Contemporary Affairs

  • Lane Windham, “‘A Sense of Possibility and a Belief in Collective Power’: A Labor Strategy Talk with Karen Nussbaum

    Historian and former union organizer Lane Windham sits down with longtime labor activist and leader Karen Nussbaum to discuss the promises and challenges in today’s worker’s movement through the lens of Nussbaum’s own life. In 1973, Nussbaum cofounded 9to5, a groundbreaking women office workers’ group, and now directs Working America, a community-based AFL-CIO group for working people who do not have a union, founded in 2003. Windham paints Nussbaum as a foremother of contemporary “alt-labor,” labor groups like Working America that are not based in traditional collective bargaining. Nussbaum and her 9to5 cofounders rode the momentum of the women’s movement in the 1970s just as workers’ organizations today build from the immigration, sustainable food, and global justice movements. Highlights of the article include Nussbaum’s motivations for founding Working America, her thoughts on labor’s future, and a discussion of strategies necessary for a potent new workers’ movement.

Articles

  • Eric Larson,”Ode to the American Century: Ambivalent Americanism and the Founding of the Jobs with Justice Coalition

    This article examines the founding of Jobs with Justice, one of the most influential union-community coalitions of the post–New Deal order. More than two decades before the Occupy movement mobilized scorn against the “1 percent,” Jobs with Justice convened its coalitions by directing popular ire toward the “corporate robber barons.” While its anticorporate vision propelled its efforts to advance union struggle “beyond the ruins” of the Reagan era and early neoliberal reforms, it also overlapped with the populist contours of the ascendant New Right. By marshaling the moral weight of family, community, and Middle America, the coalition’s vision of class and nation—through what the article terms its “ambivalent Americanism”—both animated and blurred the antagonism between workers and robber barons that the coalition so energetically developed.
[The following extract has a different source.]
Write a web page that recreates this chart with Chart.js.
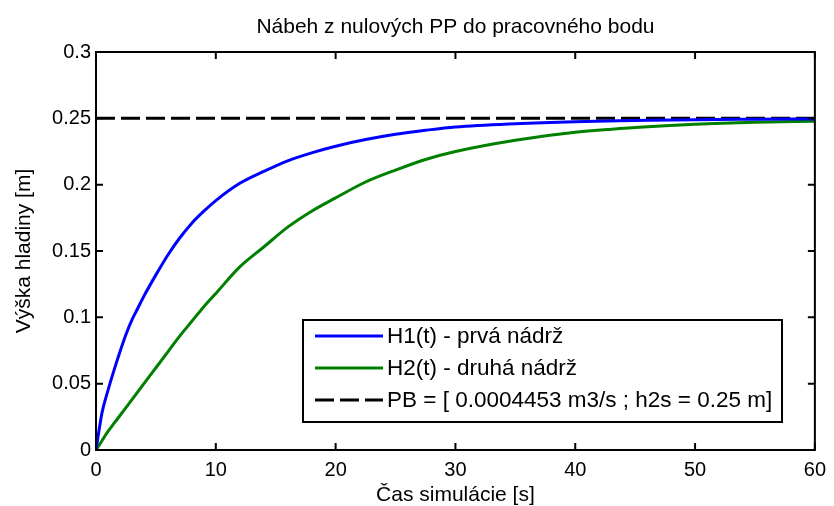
<!DOCTYPE html>
<html>
<head>
<meta charset="utf-8">
<script src="https://cdn.jsdelivr.net/npm/chart.js@4.4.0/dist/chart.umd.min.js"></script>
<style>
  html, body { margin: 0; padding: 0; background: #fff; }
</style>
</head>
<body>
<canvas id="myChart" width="834" height="506"></canvas>
<script>
// čas simulácie [s]
const time = [0, 0.5, 1, 1.5, 2, 2.5, 3, 3.5, 4, 5, 6, 7, 8, 9, 10, 12, 14, 16, 18, 20,
  22.5, 25, 27.5, 30, 35, 40, 45, 50, 55, 60];
// H1(t) - prvá nádrž
const h1 = [0, 0.028, 0.045, 0.060, 0.074, 0.087, 0.098, 0.107, 0.116, 0.132, 0.147, 0.160,
  0.171, 0.180, 0.188, 0.201, 0.210, 0.218, 0.224, 0.229, 0.234, 0.238, 0.241, 0.2435,
  0.246, 0.2475, 0.2483, 0.249, 0.2493, 0.2495];
// H2(t) - druhá nádrž
const h2 = [0, 0.007, 0.014, 0.020, 0.026, 0.032, 0.038, 0.044, 0.050, 0.062, 0.074, 0.086,
  0.097, 0.108, 0.118, 0.138, 0.153, 0.168, 0.180, 0.190, 0.202, 0.211, 0.219, 0.225,
  0.2335, 0.2395, 0.243, 0.2455, 0.247, 0.2478];
// pracovný bod
const pbTime = [0, 60];
const pbLevel = [0.25, 0.25];

const chartTitle = 'Nábeh z nulových PP do pracovného bodu';
const seriesLabels = [
  'H1(t) - prvá nádrž',
  'H2(t) - druhá nádrž',
  'PB = [ 0.0004453 m3/s ; h2s = 0.25 m]',
];
const xTicks = [0, 10, 20, 30, 40, 50, 60];
const yTicks = [0, 0.05, 0.1, 0.15, 0.2, 0.25, 0.3];
const yTickLabels = ['0', '0.05', '0.1', '0.15', '0.2', '0.25', '0.3'];

const FONT = "'Liberation Sans', Arial, Helvetica, sans-serif";

const toXY = (xs, ys) => xs.map((x, i) => ({ x, y: ys[i] }));

// matlab-like box with inward ticks on all sides, title centred over the axes
const boxAxes = {
  id: 'boxAxes',
  afterDatasetsDraw(chart) {
    const { ctx, chartArea: a, scales } = chart;
    const len = 7;
    ctx.save();
    ctx.strokeStyle = '#000';
    ctx.lineWidth = 2;
    ctx.beginPath();
    xTicks.forEach((v) => {
      const px = scales.x.getPixelForValue(v);
      ctx.moveTo(px, a.bottom); ctx.lineTo(px, a.bottom - len);
      ctx.moveTo(px, a.top); ctx.lineTo(px, a.top + len);
    });
    yTicks.forEach((v) => {
      const py = scales.y.getPixelForValue(v);
      ctx.moveTo(a.left, py); ctx.lineTo(a.left + len, py);
      ctx.moveTo(a.right, py); ctx.lineTo(a.right - len, py);
    });
    ctx.stroke();
    ctx.strokeRect(a.left, a.top, a.right - a.left, a.bottom - a.top);

    ctx.fillStyle = '#000';
    ctx.font = '21px ' + FONT;
    ctx.textAlign = 'center';
    ctx.textBaseline = 'alphabetic';
    ctx.fillText(chartTitle, (a.left + a.right) / 2, 33);
    ctx.restore();
  },
};

// legenda v pravom dolnom rohu
const boxLegend = {
  id: 'boxLegend',
  afterDraw(chart) {
    const { ctx } = chart;
    const bx = 303; const by = 320; const bw = 479; const bh = 102;
    ctx.save();
    ctx.fillStyle = '#fff';
    ctx.fillRect(bx, by, bw, bh);
    ctx.strokeStyle = '#000';
    ctx.lineWidth = 2;
    ctx.strokeRect(bx, by, bw, bh);
    const rows = [336, 368, 400];
    chart.data.datasets.forEach((ds, i) => {
      const y = rows[i];
      ctx.strokeStyle = ds.borderColor;
      ctx.lineWidth = ds.borderWidth;
      ctx.setLineDash(ds.borderDash || []);
      ctx.beginPath();
      ctx.moveTo(315, y);
      ctx.lineTo(383, y);
      ctx.stroke();
      ctx.setLineDash([]);
      ctx.fillStyle = '#000';
      ctx.font = '22.5px ' + FONT;
      ctx.textBaseline = 'middle';
      ctx.textAlign = 'left';
      ctx.fillText(ds.label, 387, y + 1);
    });
    ctx.restore();
  },
};

new Chart(document.getElementById('myChart'), {
  type: 'line',
  data: {
    datasets: [
      {
        label: seriesLabels[0],
        data: toXY(time, h1),
        borderColor: '#0000ff',
        borderWidth: 3,
        pointRadius: 0,
        cubicInterpolationMode: 'monotone',
      },
      {
        label: seriesLabels[1],
        data: toXY(time, h2),
        borderColor: '#008000',
        borderWidth: 3,
        pointRadius: 0,
        cubicInterpolationMode: 'monotone',
      },
      {
        label: seriesLabels[2],
        data: toXY(pbTime, pbLevel),
        borderColor: '#000000',
        borderWidth: 3,
        borderDash: [19, 6],
        pointRadius: 0,
      },
    ],
  },
  options: {
    responsive: false,
    animation: false,
    devicePixelRatio: 1,
    layout: { padding: { left: 0, right: 17, top: 52, bottom: 0 } },
    plugins: {
      legend: { display: false },
      tooltip: { enabled: false },
      title: { display: false },
    },
    scales: {
      x: {
        type: 'linear',
        min: 0,
        max: 60,
        grid: { display: false, drawTicks: false },
        border: { display: false },
        afterBuildTicks: (s) => { s.ticks = xTicks.map((v) => ({ value: v })); },
        afterFit: (s) => { s.height = 56; },
        ticks: {
          color: '#000',
          padding: 8,
          maxRotation: 0,
          font: { family: FONT, size: 20 },
          callback: (v) => String(v),
        },
        title: {
          display: true,
          text: 'Čas simulácie [s]',
          color: '#000',
          font: { family: FONT, size: 21, lineHeight: 1 },
          padding: { top: 0, bottom: 0 },
        },
      },
      y: {
        min: 0,
        max: 0.3,
        grid: { display: false, drawTicks: false },
        border: { display: false },
        afterBuildTicks: (s) => { s.ticks = yTicks.map((v) => ({ value: v })); },
        afterFit: (s) => { s.width = 96; },
        ticks: {
          color: '#000',
          padding: 5,
          font: { family: FONT, size: 20 },
          callback: (v) => yTickLabels[yTicks.indexOf(v)] ?? '',
        },
        title: {
          display: true,
          text: 'Výška hladiny [m]',
          color: '#000',
          font: { family: FONT, size: 21, lineHeight: 1 },
          padding: { top: 14, bottom: 0 },
        },
      },
    },
  },
  plugins: [boxAxes, boxLegend],
});
</script>
</body>
</html>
  • Timothy J. Minchin, “Together We Shall Be Heard: Exploring the 1981 “Solidarity Day” Mass March

    This article provides the first detailed examination of the “Solidarity Day” march, which was held on September 19, 1981, in Washington, DC. Well funded and well organized, Solidarity Day was a mass protest against President Reagan’s policies, particularly his cuts to social programs. Although the march was initiated by the AFL-CIO, participants came from 250 organizations, including 100 unions and a variety of civil rights, religious, and civic groups. Despite an impressive turnout of at least 260,000 people, Solidarity Day has received little scholarly attention. Drawing on unutilized archival records, this article argues that Solidarity Day was a protest that deserves more scholarly—and public—recognition. Solidarity Day showed that the AFL-CIO, which has often been viewed as bureaucratic and conservative, could mobilize mass street protests. It also boosted the morale of many union members, helped to strengthen the leadership of AFL-CIO president Lane Kirkland, and set the precedent for a different kind of AFL-CIO, one that was much more connected to its members. While Kirkland proved unable—or unwilling—to fundamentally reorient the AFL-CIO toward grassroots activism, these ideas were ultimately carried through by John Sweeney, a reformer who won the federation’s presidency in 1995.